-- Begin Source excerpt --
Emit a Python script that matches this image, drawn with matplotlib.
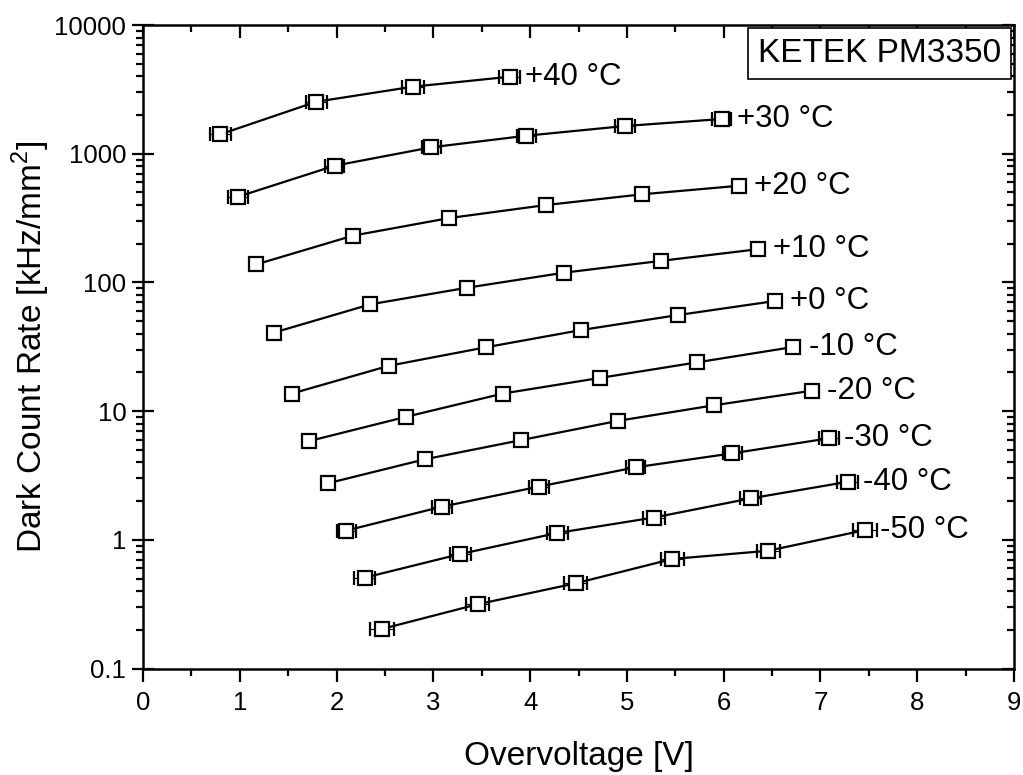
import numpy as np
import matplotlib
matplotlib.use("Agg")
import matplotlib.pyplot as plt
from matplotlib.ticker import LogLocator, FuncFormatter, MultipleLocator
from matplotlib.offsetbox import AnchoredText

plt.rcParams['font.family'] = ['Liberation Sans', 'DejaVu Sans']

labels = ['+40 °C', '+30 °C', '+20 °C', '+10 °C', '+0 °C',
          '-10 °C', '-20 °C', '-30 °C', '-40 °C', '-50 °C']

overvoltage = [
    [0.80, 1.79, 2.79, 3.79],
    [0.98, 1.98, 2.98, 3.96, 4.98, 5.98],
    [1.17, 2.17, 3.16, 4.16, 5.16, 6.16],
    [1.35, 2.35, 3.35, 4.35, 5.35, 6.35],
    [1.54, 2.54, 3.54, 4.53, 5.53, 6.53],
    [1.72, 2.72, 3.72, 4.72, 5.72, 6.72],
    [1.91, 2.91, 3.91, 4.91, 5.90, 6.91],
    [2.10, 3.09, 4.09, 5.09, 6.09, 7.09],
    [2.29, 3.28, 4.28, 5.28, 6.28, 7.28],
    [2.47, 3.46, 4.47, 5.47, 6.46, 7.46],
]

dcr = [
    [1416, 2535, 3318, 3966],
    [463, 807, 1122, 1380, 1642, 1861],
    [138, 231, 316, 399, 484, 564],
    [40.7, 67.6, 91, 119, 147, 181],
    [13.7, 22.5, 31.3, 42.7, 55.8, 71.7],
    [5.86, 9.04, 13.7, 18.1, 23.9, 31.5],
    [2.75, 4.22, 5.96, 8.41, 11.1, 14.4],
    [1.18, 1.81, 2.59, 3.66, 4.70, 6.15],
    [0.508, 0.776, 1.13, 1.49, 2.10, 2.82],
    [0.203, 0.316, 0.459, 0.71, 0.822, 1.19],
]

# horizontal error on the overvoltage, per temperature
volt_err = [0.11, 0.10, 0.05, 0.05, 0.05, 0.05, 0.05, 0.10, 0.11, 0.12]

fig = plt.figure(figsize=(10.23, 7.75), dpi=100)
ax = fig.add_axes([0.1398, 0.1374, 0.8514, 0.8303])

for x, y, lab, xe in zip(overvoltage, dcr, labels, volt_err):
    ax.errorbar(x, y, xerr=xe, yerr=np.array(y) * 0.03, fmt='s-', color='black',
                mfc='white', mec='black', ms=10, mew=1.6, lw=1.6,
                elinewidth=0.8, capsize=5, capthick=0.8, ecolor='black')
    ax.annotate(lab, (x[-1], y[-1]), xytext=(11, 0), textcoords='offset points',
                va='center', ha='left', fontsize=22.5)

ax.set_yscale('log')
ax.set_xlim(0, 9)
ax.set_ylim(0.1, 10000)

ax.xaxis.set_major_locator(MultipleLocator(1))
ax.xaxis.set_minor_locator(MultipleLocator(0.5))
ax.yaxis.set_major_locator(LogLocator(base=10, numticks=10))
ax.yaxis.set_minor_locator(LogLocator(base=10, subs=np.arange(2, 10), numticks=10))
ax.yaxis.set_major_formatter(FuncFormatter(lambda v, p: '%g' % v))

ax.tick_params(which='both', top=True, right=True, width=1.6, labelsize=18.5)
ax.tick_params(which='major', length=9)
ax.tick_params(which='minor', length=5)
ax.tick_params(axis='x', which='both', direction='out', pad=7)
ax.tick_params(axis='y', which='minor', direction='out')
ax.tick_params(axis='y', which='major', direction='inout', length=16, pad=4)
# top and right ticks point inward
for t in ax.xaxis.get_major_ticks() + ax.xaxis.get_minor_ticks():
    t.tick2line.set_marker(matplotlib.lines.TICKDOWN)
for t in ax.yaxis.get_minor_ticks():
    t.tick2line.set_marker(matplotlib.lines.TICKLEFT)
for t in ax.yaxis.get_major_ticks():
    t.tick2line.set_marker(matplotlib.lines.TICKLEFT)
    t.tick2line.set_markersize(9)

for s in ax.spines.values():
    s.set_linewidth(1.8)

ax.set_xlabel('Overvoltage [V]', fontsize=24, labelpad=19)
ax.set_ylabel('Dark Count Rate [kHz/mm$^\\mathregular{2}$]', fontsize=24, labelpad=2)

box = AnchoredText('KETEK PM3350', loc='upper right', pad=0.3, borderpad=0.1,
                   prop=dict(size=24), frameon=True)
box.patch.set_boxstyle('square,pad=0')
box.patch.set_linewidth(1.2)
ax.add_artist(box)

fig.savefig('out.png', dpi=100)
-- End Source excerpt --
Print out the material word for word, omitting the pictures.

Emit a Python script that matches this image, drawn with matplotlib.
import numpy as np
import matplotlib
matplotlib.use("Agg")
import matplotlib.pyplot as plt
from matplotlib.ticker import LogLocator, FuncFormatter, MultipleLocator
from matplotlib.offsetbox import AnchoredText

plt.rcParams['font.family'] = ['Liberation Sans', 'DejaVu Sans']

labels = ['+40 °C', '+30 °C', '+20 °C', '+10 °C', '+0 °C',
          '-10 °C', '-20 °C', '-30 °C', '-40 °C', '-50 °C']

overvoltage = [
    [0.80, 1.79, 2.79, 3.79],
    [0.98, 1.98, 2.98, 3.96, 4.98, 5.98],
    [1.17, 2.17, 3.16, 4.16, 5.16, 6.16],
    [1.35, 2.35, 3.35, 4.35, 5.35, 6.35],
    [1.54, 2.54, 3.54, 4.53, 5.53, 6.53],
    [1.72, 2.72, 3.72, 4.72, 5.72, 6.72],
    [1.91, 2.91, 3.91, 4.91, 5.90, 6.91],
    [2.10, 3.09, 4.09, 5.09, 6.09, 7.09],
    [2.29, 3.28, 4.28, 5.28, 6.28, 7.28],
    [2.47, 3.46, 4.47, 5.47, 6.46, 7.46],
]

dcr = [
    [1416, 2535, 3318, 3966],
    [463, 807, 1122, 1380, 1642, 1861],
    [138, 231, 316, 399, 484, 564],
    [40.7, 67.6, 91, 119, 147, 181],
    [13.7, 22.5, 31.3, 42.7, 55.8, 71.7],
    [5.86, 9.04, 13.7, 18.1, 23.9, 31.5],
    [2.75, 4.22, 5.96, 8.41, 11.1, 14.4],
    [1.18, 1.81, 2.59, 3.66, 4.70, 6.15],
    [0.508, 0.776, 1.13, 1.49, 2.10, 2.82],
    [0.203, 0.316, 0.459, 0.71, 0.822, 1.19],
]

# horizontal error on the overvoltage, per temperature
volt_err = [0.11, 0.10, 0.05, 0.05, 0.05, 0.05, 0.05, 0.10, 0.11, 0.12]

fig = plt.figure(figsize=(10.23, 7.75), dpi=100)
ax = fig.add_axes([0.1398, 0.1374, 0.8514, 0.8303])

for x, y, lab, xe in zip(overvoltage, dcr, labels, volt_err):
    ax.errorbar(x, y, xerr=xe, yerr=np.array(y) * 0.03, fmt='s-', color='black',
                mfc='white', mec='black', ms=10, mew=1.6, lw=1.6,
                elinewidth=0.8, capsize=5, capthick=0.8, ecolor='black')
    ax.annotate(lab, (x[-1], y[-1]), xytext=(11, 0), textcoords='offset points',
                va='center', ha='left', fontsize=22.5)

ax.set_yscale('log')
ax.set_xlim(0, 9)
ax.set_ylim(0.1, 10000)

ax.xaxis.set_major_locator(MultipleLocator(1))
ax.xaxis.set_minor_locator(MultipleLocator(0.5))
ax.yaxis.set_major_locator(LogLocator(base=10, numticks=10))
ax.yaxis.set_minor_locator(LogLocator(base=10, subs=np.arange(2, 10), numticks=10))
ax.yaxis.set_major_formatter(FuncFormatter(lambda v, p: '%g' % v))

ax.tick_params(which='both', top=True, right=True, width=1.6, labelsize=18.5)
ax.tick_params(which='major', length=9)
ax.tick_params(which='minor', length=5)
ax.tick_params(axis='x', which='both', direction='out', pad=7)
ax.tick_params(axis='y', which='minor', direction='out')
ax.tick_params(axis='y', which='major', direction='inout', length=16, pad=4)
# top and right ticks point inward
for t in ax.xaxis.get_major_ticks() + ax.xaxis.get_minor_ticks():
    t.tick2line.set_marker(matplotlib.lines.TICKDOWN)
for t in ax.yaxis.get_minor_ticks():
    t.tick2line.set_marker(matplotlib.lines.TICKLEFT)
for t in ax.yaxis.get_major_ticks():
    t.tick2line.set_marker(matplotlib.lines.TICKLEFT)
    t.tick2line.set_markersize(9)

for s in ax.spines.values():
    s.set_linewidth(1.8)

ax.set_xlabel('Overvoltage [V]', fontsize=24, labelpad=19)
ax.set_ylabel('Dark Count Rate [kHz/mm$^\\mathregular{2}$]', fontsize=24, labelpad=2)

box = AnchoredText('KETEK PM3350', loc='upper right', pad=0.3, borderpad=0.1,
                   prop=dict(size=24), frameon=True)
box.patch.set_boxstyle('square,pad=0')
box.patch.set_linewidth(1.2)
ax.add_artist(box)

fig.savefig('out.png', dpi=100)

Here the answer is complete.